The Magisterium and Scripture work together
Seeing the magisterium has only defined a handful of scriptures, one must assume that Catholics think all the teachings they give are infallible
I think the main problem you have here is that you don’t understand how Catholic teaching works. You see a little bit here and a little bit there, and you compare that with how things work in your denomination and think Catholics are doing it wrong. Which is ok, except when you then criticize Catholics based on a misunderstanding.
For example, we can explain some things from Scripture and some things from Tradition (for example, as shown in ECF teaching) and some things from Magisterial teaching. There’s a **lot** of overlap, as there should be, but sometimes one is clearer than another.
Because we have more sources of information, I get the impression that you think we somehow denigrate Scripture. We don’t at all; we just see that not everything is in Scripture.
As an example, consider the history of the idea of the Trinity, which is not explicitly explained in the Bible. Someone completely unacquainted with any Christian ideas would not read the Bible and see the Trinity in there. Where did that idea come from?

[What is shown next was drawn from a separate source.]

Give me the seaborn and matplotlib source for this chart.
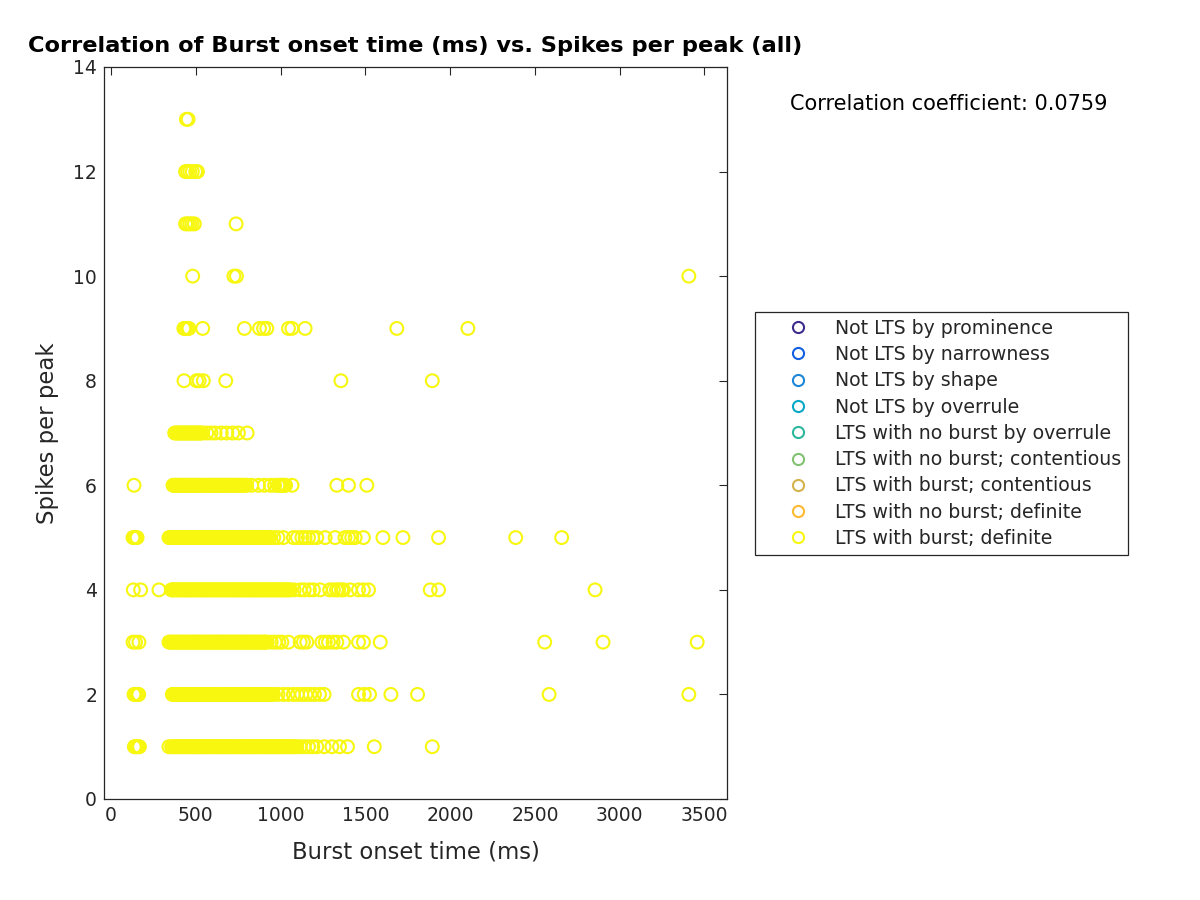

**Seeing the magisterium has only defined a handful of scriptures**
Not correct information
“Seeing the magisterium has only defined a handful of scriptures, one must assume that Catholics think all the teachings they give are infallible”
1) Who is “they”?
2) The number of verses defined - all of which are defined according to the prohibition of a negative sense rather than an exclusive sense - has nothing in itself to do with “Catholics think all the teachings they give are infallible”.
Are you sure you actually understand what you’re attacking?